The Rebel cotton loan.
From the London Index, (rebel
organ.)
During the year now closing, about 130,000 bales of cotton, of about
500 pounds weight each, have found their way through the blockade to
European ports, which, at the ruling prices, sold for upwards of £6,000,000 sterling. With this fund to its
credit, had the cotton been exported for its own account, instead
of, for the most part, private speculators, the confederate
government might have dispensed with foreign loans, might have
bought its warlike stores at the lowest cash rates, and supplied its
citizens with commodities of prime necessity at a moderate advance
on cost. Not only would it have earned the fabulous profits pocketed
by foreign merchants, but it would have saved itself the issue of
that flood of promises to pay with which it purchased importations,
and which the importers made haste to dispose of on any terms. And
what creditor at home could have doubted the solvency of a debtor
who was the largest holder of foreign exchange in the country?
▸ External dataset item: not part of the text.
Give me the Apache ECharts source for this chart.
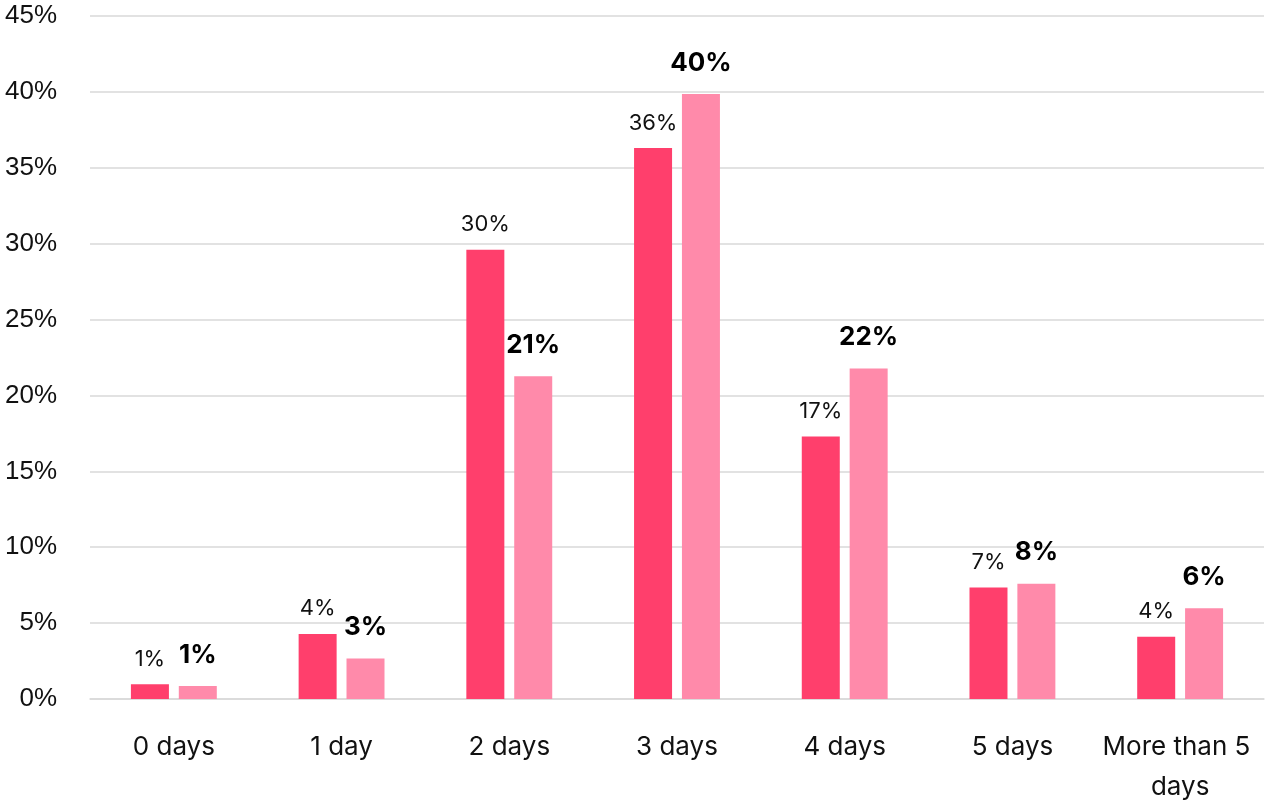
<!DOCTYPE html>
<html>
<head>
<meta charset="utf-8">
<script src="https://cdn.jsdelivr.net/npm/echarts@6/dist/echarts.min.js"></script>
<style>
  html, body { margin: 0; padding: 0; background: #fff; overflow: hidden; }
  #chart { position: fixed; left: 0; top: 0; width: 100vw; height: 100vh; }
</style>
</head>
<body>
<div id="chart"></div>
<script>
// Days categories on the x axis
const categories = ['0 days', '1 day', '2 days', '3 days', '4 days', '5 days', 'More than 5 days'];
// Share of respondents, in percent
const seriesA = [0.98, 4.29, 29.6, 36.3, 17.3, 7.35, 4.1];
const seriesB = [0.85, 2.67, 21.26, 39.86, 21.78, 7.6, 5.98];
// Y axis ticks
const yMin = 0, yMax = 45, yStep = 5;

const labelFont = 'Inter, "Open Sans", sans-serif';

const chart = echarts.init(document.getElementById('chart'));
chart.setOption({
  animation: false,
  // fixed plot height keeps the baseline at the same place whatever the window height
  grid: { left: 90, right: 0, top: 16, height: 691, containLabel: false },
  xAxis: {
    type: 'category',
    data: categories,
    axisLine: { show: true, lineStyle: { color: '#d9d9d9', width: 1.5 } },
    axisTick: { show: false },
    axisLabel: {
      color: '#111',
      fontFamily: labelFont,
      fontSize: 26,
      margin: 28,
      lineHeight: 40,
      width: 166,
      overflow: 'break',
      interval: 0
    }
  },
  yAxis: {
    type: 'value',
    min: yMin, max: yMax, interval: yStep,
    axisLine: { show: false },
    axisTick: { show: false },
    splitLine: { lineStyle: { color: '#d9d9d9', width: 1.5 } },
    axisLabel: {
      color: '#111',
      fontFamily: '"Liberation Sans", Arial, sans-serif',
      fontSize: 26,
      margin: 33,
      formatter: v => v + '%'
    }
  },
  series: [
    {
      type: 'bar',
      data: seriesA,
      barWidth: 38,
      barGap: '26%',
      itemStyle: { color: '#FF3F6C' },
      label: {
        show: true, position: 'top', distance: 14,
        color: '#111', fontFamily: labelFont, fontSize: 22,
        formatter: p => Math.round(p.value) + '%'
      }
    },
    {
      type: 'bar',
      data: seriesB,
      barWidth: 38,
      barGap: '26%',
      itemStyle: { color: '#FF8AAA' },
      label: {
        show: true, position: 'top', distance: 18,
        color: '#000', fontFamily: labelFont, fontSize: 26, fontWeight: 'bold',
        formatter: p => Math.round(p.value) + '%'
      }
    }
  ]
});
window.addEventListener('resize', () => chart.resize());
</script>
</body>
</html>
Let it not be said that the government would have failed where
private en terprise succeeded. The experiment has been sufficiently
tried to demonstrate that the government, in blockade ventures, has
been even more fortunate than individuals, probably for the reason
that, thanks to the patriotic enthusiasm of the whole people, it is
at present the best served government in the world. To its success
in this respect is clue the credit which, amid the most adverse
circumstances, it still commands in the markets of Europe. The
question, then, would simply have been to extend on a larger scale
what has been done with considerable success on a small one. The
mercantile marine of every country, not excepting that of the north,
is open to it to select the staunchest and the swiftest vessels. It
commands a staff of naval officers inferior to those of no country
in skill, courage, and dash; and although the service may not be so
brilliant and so much to their taste, at the country’s bidding they
would render it as zealously and as devotedly as though they trod
the decks of Merrimacks and Alabamas. It will scarcely be contended
that vessels avowedly the property of the confederate government
would run greater risks on the high seas from the enemy’s cruisers
than those owned by British subjects run under the warm neutrality
of the foreign office.
But if private enterprise must be called into aid, the cotton bonds
now in the hands of European holders afford the desired machinery,
provided all private exportation, except in redemption of these
bonds, is prohibited. The £3,200,000 which
the government now owes in Europe represents, at six pence per
pound, 260,000 bales of cotton, which, at the rate of this year’s
exportation, could be run through the blockade in about two years.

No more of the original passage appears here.